Mihika looked into Rashi’s eyes and said, “Your doctor is a fool. Vihaan was suffering the effect of arsenic poisoning. Slow poisoning.”
She waited for her words to sink in. Finally, Rashi spoke.
“How did I reach your house so soon? I live nearby. I was keeping a watch on the two of you. And then, I discovered that silly habit of his, that daily paan.
“I bribed the paanwalla.”
“He fell sick. I was lucky your doctor did not have enough brains to find out.
“And then, you decided to find a house in the countryside. I was by then running an estate agency. All that I had to do was obtain a separate sim card and send you a message to entice you. You are so gullible, Rashi. You fell for it easily. I had simply to scuttle your chances of ever finding a new house.”
“So you arranged all the spooky events?”
“Yes. And again, what a fool you are, Rashi. The serial murders took place when you were not in the country. The news also managed to remain localised. So you never knew, you poor darling.”
“But Mihika, what did you achieve by failing to kill Vihaan? You could have destroyed my life too, another woman’s life.”
Mihika got up. Her eyes flared. “What do you mean? I would have saved you, you idiot. This creep is only after your money1”
“Don’t you say that about my darling husband! You are jealous..”
“Oh yeah? Just check, how financially independent are you?”
Rashi thought for a moment. All her accounts and investments were in joint names. Vihaan would spend out of their joint account as he pleased, but he never touched his own account and investments out of his income. Besides, Rashi was the only child of well-to-do parents. Was Mihika right?
“Whenever we went out, I would end up paying many a time. I was too deep in love to suspect anything,” added Mihika.
Rashi was now confused. Whom should she believe? A husband with a sordid past, or a woman who had exploited them? She looked at Vihaan.

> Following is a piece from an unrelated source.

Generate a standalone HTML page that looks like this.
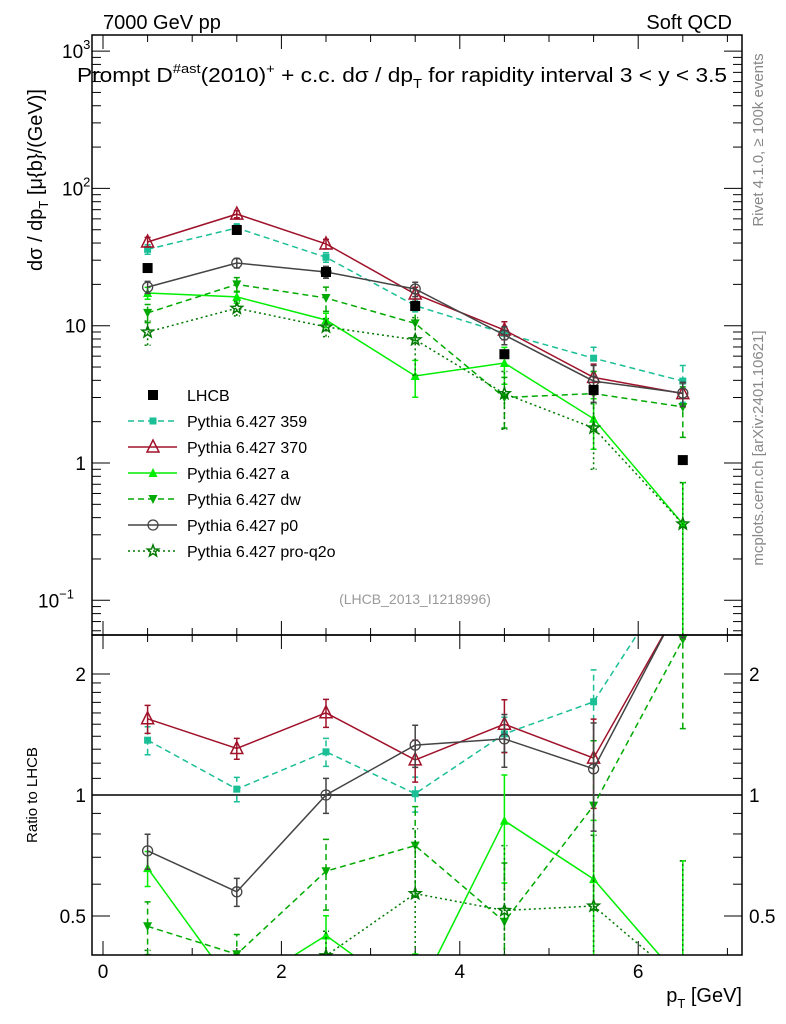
<!DOCTYPE html>
<html><head><meta charset="utf-8"><style>
html,body{margin:0;padding:0;background:#fff;width:786px;height:1024px;overflow:hidden;}
svg{display:block;font-family:"Liberation Sans",sans-serif;}
</style></head><body>
<svg id="chart" width="786" height="1024" viewBox="0 0 786 1024" xmlns="http://www.w3.org/2000/svg">
<defs>
<clipPath id="clipMain"><rect x="92" y="35" width="650" height="600"/></clipPath>
<clipPath id="clipRatio"><rect x="92" y="635" width="650" height="320"/></clipPath>
</defs>
<text x="103" y="29" font-size="20">7000 GeV pp</text>
<text x="732" y="29" font-size="20" text-anchor="end">Soft QCD</text>
<text x="77" y="82" font-size="20" textLength="650" lengthAdjust="spacingAndGlyphs">Prompt D<tspan font-size="13" dy="-9">#ast</tspan><tspan dy="9">(2010)</tspan><tspan font-size="13" dy="-9">+</tspan><tspan dy="9"> + c.c.  dσ / dp</tspan><tspan font-size="13" dy="6">T</tspan><tspan dy="-6"> for rapidity interval 3 &lt; y &lt; 3.5</tspan></text>
<text transform="translate(763,140) rotate(-90)" font-size="15" fill="#888" text-anchor="middle">Rivet 4.1.0, ≥ 100k events</text>
<text transform="translate(763,448) rotate(-90)" font-size="15" fill="#888" text-anchor="middle">mcplots.cern.ch [arXiv:2401.10621]</text>
<text transform="translate(42,180) rotate(-90)" font-size="20" text-anchor="middle">dσ / dp<tspan font-size="13" dy="6">T</tspan><tspan dy="-6"> [μ{b}/(GeV)]</tspan></text>
<text transform="translate(37,795) rotate(-90)" font-size="15" text-anchor="middle">Ratio to LHCB</text>
<text x="742" y="1002" font-size="20" text-anchor="end">p<tspan font-size="13" dy="6">T</tspan><tspan dy="-6"> [GeV]</tspan></text>
<text x="415" y="604" font-size="14" fill="#999" text-anchor="middle">(LHCB_2013_I1218996)</text>
<g id="axes"></g>
<g id="mainMarks" clip-path="url(#clipMain)"></g>
<g id="ratioMarks" clip-path="url(#clipRatio)"></g>
<g id="legend"></g>
<rect x="92" y="35" width="650" height="600" fill="none" stroke="#000" stroke-width="1.5"/>
<rect x="92" y="635" width="650" height="320" fill="none" stroke="#000" stroke-width="1.5"/>
</svg>
<script>
const ptBins = [0.5, 1.5, 2.5, 3.5, 4.5, 5.5, 6.5];
const lhcbValues = [26.3, 49.8, 24.6, 13.9, 6.2, 3.4, 1.05];
const py359Values = [36, 51.5, 31.5, 14, 8.8, 5.8, 3.95];
const py359Err = [0.08, 0.07, 0.08, 0.1, 0.1, 0.2, 0.3];
const py370Values = [40.7, 65, 39.4, 17, 9.3, 4.2, 3.2];
const py370Err = [0.08, 0.06, 0.08, 0.12, 0.15, 0.25, 0.2];
const pyAValues = [17.3, 16.2, 11, 4.3, 5.35, 2.1, 0.36];
const pyAErr = [0.1, 0.1, 0.12, 0.3, 0.3, 0.4, 1.0];
const pyDwValues = [12.4, 20, 15.9, 10.4, 3.0, 3.2, 2.56];
const pyDwErr = [0.15, 0.12, 0.2, 0.25, 0.4, 0.45, 0.4];
const pyP0Values = [19.1, 28.6, 24.6, 18.5, 8.55, 3.95, 3.23];
const pyP0Err = [0.1, 0.08, 0.1, 0.12, 0.15, 0.3, 0.2];
const pyQ2oValues = [9.0, 13.4, 9.8, 7.9, 3.2, 1.8, 0.36];
const pyQ2oErr = [0.2, 0.12, 0.15, 0.45, 0.45, 0.5, 1.0];
const xTickLabels = ["0", "2", "4", "6"];
const ratioTickLabels = ["0.5", "1", "2"];

const NS = "http://www.w3.org/2000/svg";
const X0 = 103, XS = 89.2;
const xPos = v => X0 + v * XS;
const yMain = v => 463 - Math.log10(v) * 137.3;
const yRatio = v => 795 - Math.log10(v) * 402;
function mk(tag, parent, attrs) {
  const e = document.createElementNS(NS, tag);
  for (const k in attrs) e.setAttribute(k, attrs[k]);
  parent.appendChild(e);
  return e;
}
const axes = document.getElementById('axes');
for (let v = 0; v <= 7.01; v += 0.5) {
  const major = Math.abs(v % 2) < 1e-6;
  const len = major ? 14 : 7;
  const x = xPos(v);
  [[35, 1], [635, -1], [635, 1], [955, -1]].forEach(([y0, d]) => {
    const t = mk('line', axes, {x1: x, x2: x, y1: y0, y2: y0 + d * len, stroke: '#000', 'stroke-width': 1});
    
    
  });
}
xTickLabels.forEach(s => {
  const t = mk('text', axes, {x: xPos(parseFloat(s)), y: 978, 'font-size': 19, 'text-anchor': 'middle'});
  t.textContent = s;
  
  
});
for (let d = -2; d <= 3; d++) {
  for (let m = 1; m <= 9; m++) {
    const v = m * Math.pow(10, d);
    const y = yMain(v);
    if (y < 35 || y > 635) continue;
    const len = m === 1 ? 18 : 9;
    [[92, 1], [742, -1]].forEach(([x0, dd]) => {
      const t = mk('line', axes, {x1: x0, x2: x0 + dd * len, y1: y, y2: y, stroke: '#000', 'stroke-width': 1});
      
      
    });
  }
}
[[-1, '10', '−1', 38], [0, '1', '', 0], [1, '10', '', 0], [2, '10', '2', 62], [3, '10', '3', 62]].forEach(([e, b, s, xs]) => {
  const y = yMain(Math.pow(10, e));
  const t = mk('text', axes, s ? {x: xs, y: y + 7, 'font-size': 19} : {x: 86, y: y + 7, 'font-size': 19, 'text-anchor': 'end'});
  t.textContent = b;
  if (s) { const sp = mk('tspan', t, {'font-size': 13, dy: -9}); sp.textContent = s; }
  
  
});
[0.4,0.5,0.6,0.7,0.8,0.9,1,1.1,1.2,1.3,1.4,1.5,1.6,1.7,1.8,1.9,2,2.5].forEach(v => {
  const y = yRatio(v);
  if (y < 635 || y > 955) return;
  const major = (v === 0.5 || v === 1 || v === 2);
  const len = major ? 18 : 9;
  [[92, 1], [742, -1]].forEach(([x0, dd]) => {
    const t = mk('line', axes, {x1: x0, x2: x0 + dd * len, y1: y, y2: y, stroke: '#000', 'stroke-width': 1});
    
    
  });
});
ratioTickLabels.forEach(s => {
  const y = yRatio(parseFloat(s)) + 7;
  const a = mk('text', axes, {x: 86, y: y, 'font-size': 19, 'text-anchor': 'end'});
  a.textContent = s;
  
  
  const b = mk('text', axes, {x: 749, y: y, 'font-size': 19});
  b.textContent = s;
  
  
});
const refLine = mk('line', axes, {x1: 92, x2: 742, y1: yRatio(1), y2: yRatio(1), stroke: '#000', 'stroke-width': 1.5});



function marker(g, type, x, y, color) {
  let e;
  if (type === 'bigsquare') e = mk('rect', g, {x: x - 5, y: y - 5, width: 10, height: 10, fill: '#000'});
  else if (type === 'square') e = mk('rect', g, {x: x - 3.5, y: y - 3.5, width: 7, height: 7, fill: color});
  else if (type === 'otri') e = mk('polygon', g, {points: `${x},${y-7} ${x-6},${y+5} ${x+6},${y+5}`, fill: 'none', stroke: color, 'stroke-width': 1.5});
  else if (type === 'tri') e = mk('polygon', g, {points: `${x},${y-5} ${x-4.5},${y+4} ${x+4.5},${y+4}`, fill: color});
  else if (type === 'dtri') e = mk('polygon', g, {points: `${x},${y+5} ${x-4.5},${y-4} ${x+4.5},${y-4}`, fill: color});
  else if (type === 'circle') e = mk('circle', g, {cx: x, cy: y, r: 5, fill: 'none', stroke: color, 'stroke-width': 1.3});
  else if (type === 'star') {
    let p = [];
    for (let i = 0; i < 10; i++) { const r = i % 2 ? 2.5 : 6, a = -Math.PI / 2 + i * Math.PI / 5; p.push((x + r * Math.cos(a)).toFixed(1) + ',' + (y + r * Math.sin(a)).toFixed(1)); }
    e = mk('polygon', g, {points: p.join(' '), fill: 'none', stroke: color, 'stroke-width': 1.5});
  }
  return e;
}
const series = [
  {name: 'pythia-359', label: 'Pythia 6.427 359', vals: py359Values, err: py359Err, color: '#1abf96', dash: '6,4', mk: 'square'},
  {name: 'pythia-370', label: 'Pythia 6.427 370', vals: py370Values, err: py370Err, color: '#a0122a', dash: '', mk: 'otri'},
  {name: 'pythia-a', label: 'Pythia 6.427 a', vals: pyAValues, err: pyAErr, color: '#00ee00', dash: '', mk: 'tri'},
  {name: 'pythia-dw', label: 'Pythia 6.427 dw', vals: pyDwValues, err: pyDwErr, color: '#00aa00', dash: '6,4', mk: 'dtri'},
  {name: 'pythia-p0', label: 'Pythia 6.427 p0', vals: pyP0Values, err: pyP0Err, color: '#444444', dash: '', mk: 'circle'},
  {name: 'pythia-pro-q2o', label: 'Pythia 6.427 pro-q2o', vals: pyQ2oValues, err: pyQ2oErr, color: '#007a00', dash: '2,3', mk: 'star'}
];
const mainG = document.getElementById('mainMarks');
const ratioG = document.getElementById('ratioMarks');
series.forEach(s => {
  [[mainG, yMain, s.vals], [ratioG, yRatio, s.vals.map((v, i) => v / lhcbValues[i])]].forEach(([g, yf, vals], pi) => {
    const grp = mk('g', g, {});
    
    
    const pts = ptBins.map((b, i) => xPos(b).toFixed(1) + ',' + yf(vals[i]).toFixed(1)).join(' ');
    const pl = mk('polyline', grp, {points: pts, fill: 'none', stroke: s.color, 'stroke-width': 1.5, 'stroke-dasharray': s.dash});
    
    
    ptBins.forEach((b, i) => {
      const x = xPos(b);
      const lo = Math.max(vals[i] * (1 - s.err[i]), 1e-3), hi = vals[i] * (1 + s.err[i]);
      const eb = mk('path', grp, {d: `M${x},${yf(lo)}V${yf(hi)}M${x-3},${yf(lo)}h6M${x-3},${yf(hi)}h6`, stroke: s.color, 'stroke-width': 1.5, fill: 'none', 'stroke-dasharray': s.dash});
      
      
      const m = marker(grp, s.mk, x, yf(vals[i]), s.color);
      
      
    });
  });
});
ptBins.forEach((b, i) => {
  const m = marker(mainG, 'bigsquare', xPos(b), yMain(lhcbValues[i]), '#000');
  
  
});
const lg = document.getElementById('legend');
const rows = [{label: 'LHCB', mk: 'bigsquare', color: '#000', dash: null, name: 'lhcb'}].concat(series);
rows.forEach((s, i) => {
  const y = 395 + i * 26;
  const g = mk('g', lg, {});
  
  
  if (s.dash !== null) mk('line', g, {x1: 128, x2: 177, y1: y, y2: y, stroke: s.color, 'stroke-width': 1.5, 'stroke-dasharray': s.dash});
  marker(g, s.mk, 153, y, s.color);
  const t = mk('text', g, {x: 187, y: y + 6, 'font-size': 16});
  t.textContent = s.label;
});
</script>
</body></html>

“You’re lying,” responded Vihaan, looking at Mihika.
Mihika laughed derisively. Vihaan sprang up from his seat at her.
The next moment, he fell down, clutching his chest.
“So the poison did not go waste, after all,” said Mihika, laughing, as Vihaan collapsed, never to rise again.
“Rashi,” said Mihika, “you may hate me for this. I may go to jail. I don’t care. You will just realise some day that I have set you free.”
Rashi’s instincts told her yet again, that she was right.